REQUIRED TASK |
Without including the pictures, copy out every line below.

DATA SECTION |
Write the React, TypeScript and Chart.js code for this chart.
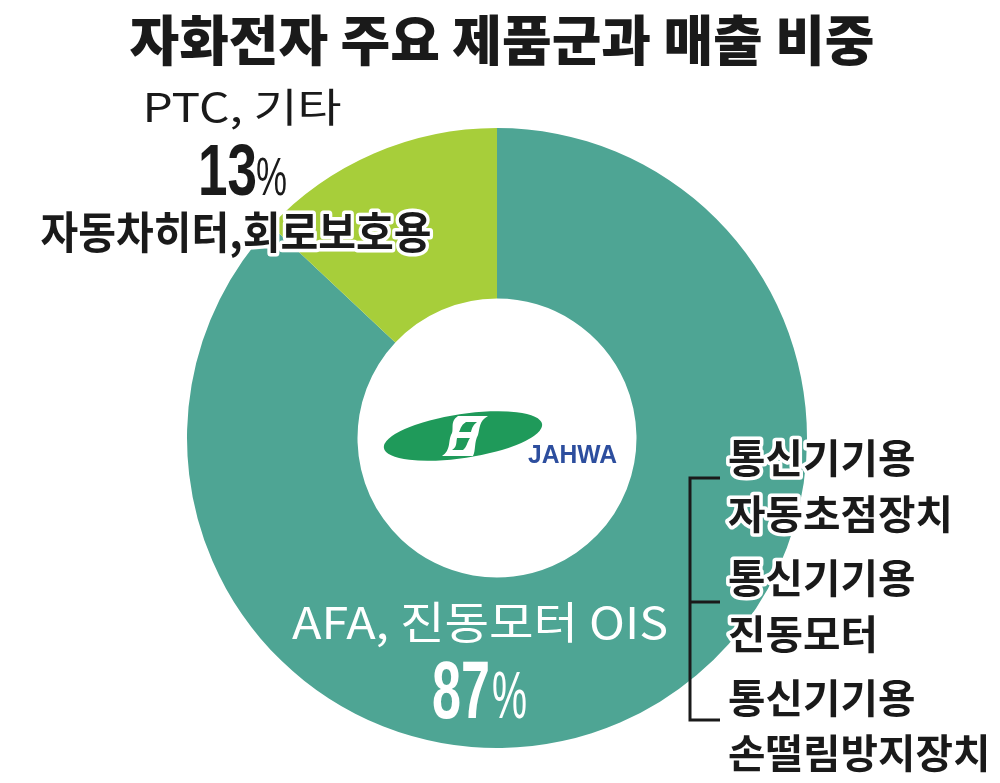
import React, { useEffect, useRef } from "react";
import { Chart, registerables } from "chart.js";

Chart.register(...registerables);

// Data
const chartTitle = "자화전자 주요 제품군과 매출 비중";
const segmentNames = ["AFA, 진동모터 OIS", "PTC, 기타"];
const segmentShares = [87, 13];
const ptcDetail = "자동차히터,회로보호용";
const oisProducts = [
  ["통신기기용", "자동초점장치"],
  ["통신기기용", "진동모터"],
  ["통신기기용", "손떨림방지장치"],
];
const brandName = "JAHWA";

const TEAL = "#4ea594";
const LIME = "#a7ce3a";
const LOGO_GREEN = "#1f9a5a";
const KR = '"Noto Sans CJK KR", "Noto Sans", sans-serif';
const LAT = '"Liberation Sans", Arial, sans-serif';

type TxtOpts = {
  size: number;
  weight?: string | number;
  family?: string;
  color?: string;
  align?: CanvasTextAlign;
  baseline?: CanvasTextBaseline;
  width?: number;
  sx?: number;
  stroke?: string;
  lw?: number;
};

function txt(ctx: CanvasRenderingContext2D, s: string, x: number, y: number, o: TxtOpts) {
  ctx.save();
  ctx.font = `${o.weight ?? "normal"} ${o.size}px ${o.family ?? KR}`;
  ctx.textBaseline = o.baseline ?? "middle";
  ctx.textAlign = o.align ?? "left";
  const w = ctx.measureText(s).width;
  const sx = o.width ? o.width / w : o.sx ?? 1;
  ctx.translate(x, y);
  ctx.scale(sx, 1);
  if (o.stroke) {
    ctx.lineJoin = "round";
    ctx.lineWidth = o.lw ?? 6;
    ctx.strokeStyle = o.stroke;
    ctx.strokeText(s, 0, 0);
  }
  ctx.fillStyle = o.color ?? "#1a1a1a";
  ctx.fillText(s, 0, 0);
  ctx.restore();
}

function drawLogo(ctx: CanvasRenderingContext2D, cx: number, cy: number) {
  ctx.save();
  ctx.beginPath();
  ctx.ellipse(cx, cy, 80, 22, -0.15, 0, Math.PI * 2);
  ctx.fillStyle = LOGO_GREEN;
  ctx.fill();
  ctx.clip();
  ctx.translate(cx, cy);
  // white slanted band with S-shaped sides
  ctx.fillStyle = "#ffffff";
  ctx.beginPath();
  ctx.moveTo(-5, -20);
  ctx.bezierCurveTo(-14, -14, -8, -6, -12, -1);
  ctx.bezierCurveTo(-15, 6, -12, 14, -21, 20);
  ctx.lineTo(10, 20);
  ctx.bezierCurveTo(13, 14, 11, 6, 15, -1);
  ctx.bezierCurveTo(17, -8, 16, -15, 25, -20);
  ctx.closePath();
  ctx.fill();
  // two green inner lenses leave the S outline and the crossbar white
  ctx.fillStyle = LOGO_GREEN;
  ctx.beginPath();
  ctx.moveTo(3, -14);
  ctx.bezierCurveTo(-3, -10, -2, -7, -4, -4);
  ctx.lineTo(8, -4);
  ctx.bezierCurveTo(9, -8, 10, -11, 14, -14);
  ctx.closePath();
  ctx.fill();
  ctx.beginPath();
  ctx.moveTo(-6, 2);
  ctx.bezierCurveTo(-7, 7, -6, 11, -11, 14);
  ctx.lineTo(0, 14);
  ctx.bezierCurveTo(4, 11, 4, 6, 7, 2);
  ctx.closePath();
  ctx.fill();
  ctx.restore();
  txt(ctx, brandName, 528, 456, { size: 25, weight: "bold", family: LAT, color: "#2d4e9e", width: 89 });
}

const annotations = {
  id: "annotations",
  afterDraw(chart: Chart) {
    const ctx = chart.ctx;
    // title
    txt(ctx, chartTitle, 502, 40, { size: 54, weight: 900, align: "center", width: 745, color: "#1a1a1a" });

    // PTC slice labels
    txt(ctx, segmentNames[1], 242, 107, { size: 40, weight: "normal", align: "center", width: 199 });
    txt(ctx, String(segmentShares[1]), 257, 195, { size: 73, weight: "bold", family: LAT, align: "right", baseline: "alphabetic", width: 59 });
    txt(ctx, "%", 256, 195, { size: 54, weight: "normal", family: LAT, baseline: "alphabetic", width: 31 });
    txt(ctx, ptcDetail, 236, 232, { size: 44, weight: "bold", align: "center", width: 391, stroke: "#ffffff", lw: 7 });

    // AFA / OIS labels
    txt(ctx, segmentNames[0], 480, 622, { size: 44, weight: "normal", align: "center", width: 376, color: "#ffffff" });
    txt(ctx, String(segmentShares[0]), 490, 718, { size: 82, weight: "bold", family: LAT, align: "right", baseline: "alphabetic", width: 58, color: "#ffffff" });
    txt(ctx, "%", 492, 718, { size: 66, weight: "normal", family: LAT, baseline: "alphabetic", width: 35, color: "#ffffff" });

    // bracket grouping the OIS products
    ctx.save();
    ctx.strokeStyle = "#1a1a1a";
    ctx.lineWidth = 3;
    ctx.beginPath();
    ctx.moveTo(720, 478);
    ctx.lineTo(690, 478);
    ctx.lineTo(690, 720);
    ctx.lineTo(720, 720);
    ctx.moveTo(690, 602);
    ctx.lineTo(720, 602);
    ctx.stroke();
    ctx.restore();

    const rowY = [458, 514, 578, 634, 698, 753];
    oisProducts.flat().forEach((s, i) => {
      txt(ctx, s, 728, rowY[i], { size: 40, weight: "bold", width: s.length * 37.5, stroke: "#ffffff", lw: 7 });
    });

    drawLogo(ctx, 463, 436);
  },
};

export default function App() {
  const ref = useRef<HTMLCanvasElement | null>(null);
  useEffect(() => {
    if (!ref.current) return;
    const chart = new Chart(ref.current, {
      type: "doughnut",
      data: {
        labels: segmentNames,
        datasets: [
          {
            data: segmentShares,
            backgroundColor: [TEAL, LIME],
            borderWidth: 0,
          },
        ],
      },
      options: {
        responsive: false,
        animation: false,
        cutout: "45%",
        layout: { padding: { left: 187, right: 193, top: 128, bottom: 35 } },
        plugins: { legend: { display: false }, tooltip: { enabled: false }, title: { display: false } },
      },
      plugins: [annotations],
    });
    return () => chart.destroy();
  }, []);
  return (
    <div style={{ position: "absolute", left: 0, top: 0, width: 1000, height: 783, background: "#ffffff" }}>
      <canvas ref={ref} width={1000} height={783} />
    </div>
  );
}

RESPONSE TO THE TASK |
Write the React, TypeScript and Chart.js code for this chart.
import React, { useEffect, useRef } from "react";
import { Chart, registerables } from "chart.js";

Chart.register(...registerables);

// Data
const chartTitle = "자화전자 주요 제품군과 매출 비중";
const segmentNames = ["AFA, 진동모터 OIS", "PTC, 기타"];
const segmentShares = [87, 13];
const ptcDetail = "자동차히터,회로보호용";
const oisProducts = [
  ["통신기기용", "자동초점장치"],
  ["통신기기용", "진동모터"],
  ["통신기기용", "손떨림방지장치"],
];
const brandName = "JAHWA";

const TEAL = "#4ea594";
const LIME = "#a7ce3a";
const LOGO_GREEN = "#1f9a5a";
const KR = '"Noto Sans CJK KR", "Noto Sans", sans-serif';
const LAT = '"Liberation Sans", Arial, sans-serif';

type TxtOpts = {
  size: number;
  weight?: string | number;
  family?: string;
  color?: string;
  align?: CanvasTextAlign;
  baseline?: CanvasTextBaseline;
  width?: number;
  sx?: number;
  stroke?: string;
  lw?: number;
};

function txt(ctx: CanvasRenderingContext2D, s: string, x: number, y: number, o: TxtOpts) {
  ctx.save();
  ctx.font = `${o.weight ?? "normal"} ${o.size}px ${o.family ?? KR}`;
  ctx.textBaseline = o.baseline ?? "middle";
  ctx.textAlign = o.align ?? "left";
  const w = ctx.measureText(s).width;
  const sx = o.width ? o.width / w : o.sx ?? 1;
  ctx.translate(x, y);
  ctx.scale(sx, 1);
  if (o.stroke) {
    ctx.lineJoin = "round";
    ctx.lineWidth = o.lw ?? 6;
    ctx.strokeStyle = o.stroke;
    ctx.strokeText(s, 0, 0);
  }
  ctx.fillStyle = o.color ?? "#1a1a1a";
  ctx.fillText(s, 0, 0);
  ctx.restore();
}

function drawLogo(ctx: CanvasRenderingContext2D, cx: number, cy: number) {
  ctx.save();
  ctx.beginPath();
  ctx.ellipse(cx, cy, 80, 22, -0.15, 0, Math.PI * 2);
  ctx.fillStyle = LOGO_GREEN;
  ctx.fill();
  ctx.clip();
  ctx.translate(cx, cy);
  // white slanted band with S-shaped sides
  ctx.fillStyle = "#ffffff";
  ctx.beginPath();
  ctx.moveTo(-5, -20);
  ctx.bezierCurveTo(-14, -14, -8, -6, -12, -1);
  ctx.bezierCurveTo(-15, 6, -12, 14, -21, 20);
  ctx.lineTo(10, 20);
  ctx.bezierCurveTo(13, 14, 11, 6, 15, -1);
  ctx.bezierCurveTo(17, -8, 16, -15, 25, -20);
  ctx.closePath();
  ctx.fill();
  // two green inner lenses leave the S outline and the crossbar white
  ctx.fillStyle = LOGO_GREEN;
  ctx.beginPath();
  ctx.moveTo(3, -14);
  ctx.bezierCurveTo(-3, -10, -2, -7, -4, -4);
  ctx.lineTo(8, -4);
  ctx.bezierCurveTo(9, -8, 10, -11, 14, -14);
  ctx.closePath();
  ctx.fill();
  ctx.beginPath();
  ctx.moveTo(-6, 2);
  ctx.bezierCurveTo(-7, 7, -6, 11, -11, 14);
  ctx.lineTo(0, 14);
  ctx.bezierCurveTo(4, 11, 4, 6, 7, 2);
  ctx.closePath();
  ctx.fill();
  ctx.restore();
  txt(ctx, brandName, 528, 456, { size: 25, weight: "bold", family: LAT, color: "#2d4e9e", width: 89 });
}

const annotations = {
  id: "annotations",
  afterDraw(chart: Chart) {
    const ctx = chart.ctx;
    // title
    txt(ctx, chartTitle, 502, 40, { size: 54, weight: 900, align: "center", width: 745, color: "#1a1a1a" });

    // PTC slice labels
    txt(ctx, segmentNames[1], 242, 107, { size: 40, weight: "normal", align: "center", width: 199 });
    txt(ctx, String(segmentShares[1]), 257, 195, { size: 73, weight: "bold", family: LAT, align: "right", baseline: "alphabetic", width: 59 });
    txt(ctx, "%", 256, 195, { size: 54, weight: "normal", family: LAT, baseline: "alphabetic", width: 31 });
    txt(ctx, ptcDetail, 236, 232, { size: 44, weight: "bold", align: "center", width: 391, stroke: "#ffffff", lw: 7 });

    // AFA / OIS labels
    txt(ctx, segmentNames[0], 480, 622, { size: 44, weight: "normal", align: "center", width: 376, color: "#ffffff" });
    txt(ctx, String(segmentShares[0]), 490, 718, { size: 82, weight: "bold", family: LAT, align: "right", baseline: "alphabetic", width: 58, color: "#ffffff" });
    txt(ctx, "%", 492, 718, { size: 66, weight: "normal", family: LAT, baseline: "alphabetic", width: 35, color: "#ffffff" });

    // bracket grouping the OIS products
    ctx.save();
    ctx.strokeStyle = "#1a1a1a";
    ctx.lineWidth = 3;
    ctx.beginPath();
    ctx.moveTo(720, 478);
    ctx.lineTo(690, 478);
    ctx.lineTo(690, 720);
    ctx.lineTo(720, 720);
    ctx.moveTo(690, 602);
    ctx.lineTo(720, 602);
    ctx.stroke();
    ctx.restore();

    const rowY = [458, 514, 578, 634, 698, 753];
    oisProducts.flat().forEach((s, i) => {
      txt(ctx, s, 728, rowY[i], { size: 40, weight: "bold", width: s.length * 37.5, stroke: "#ffffff", lw: 7 });
    });

    drawLogo(ctx, 463, 436);
  },
};

export default function App() {
  const ref = useRef<HTMLCanvasElement | null>(null);
  useEffect(() => {
    if (!ref.current) return;
    const chart = new Chart(ref.current, {
      type: "doughnut",
      data: {
        labels: segmentNames,
        datasets: [
          {
            data: segmentShares,
            backgroundColor: [TEAL, LIME],
            borderWidth: 0,
          },
        ],
      },
      options: {
        responsive: false,
        animation: false,
        cutout: "45%",
        layout: { padding: { left: 187, right: 193, top: 128, bottom: 35 } },
        plugins: { legend: { display: false }, tooltip: { enabled: false }, title: { display: false } },
      },
      plugins: [annotations],
    });
    return () => chart.destroy();
  }, []);
  return (
    <div style={{ position: "absolute", left: 0, top: 0, width: 1000, height: 783, background: "#ffffff" }}>
      <canvas ref={ref} width={1000} height={783} />
    </div>
  );
}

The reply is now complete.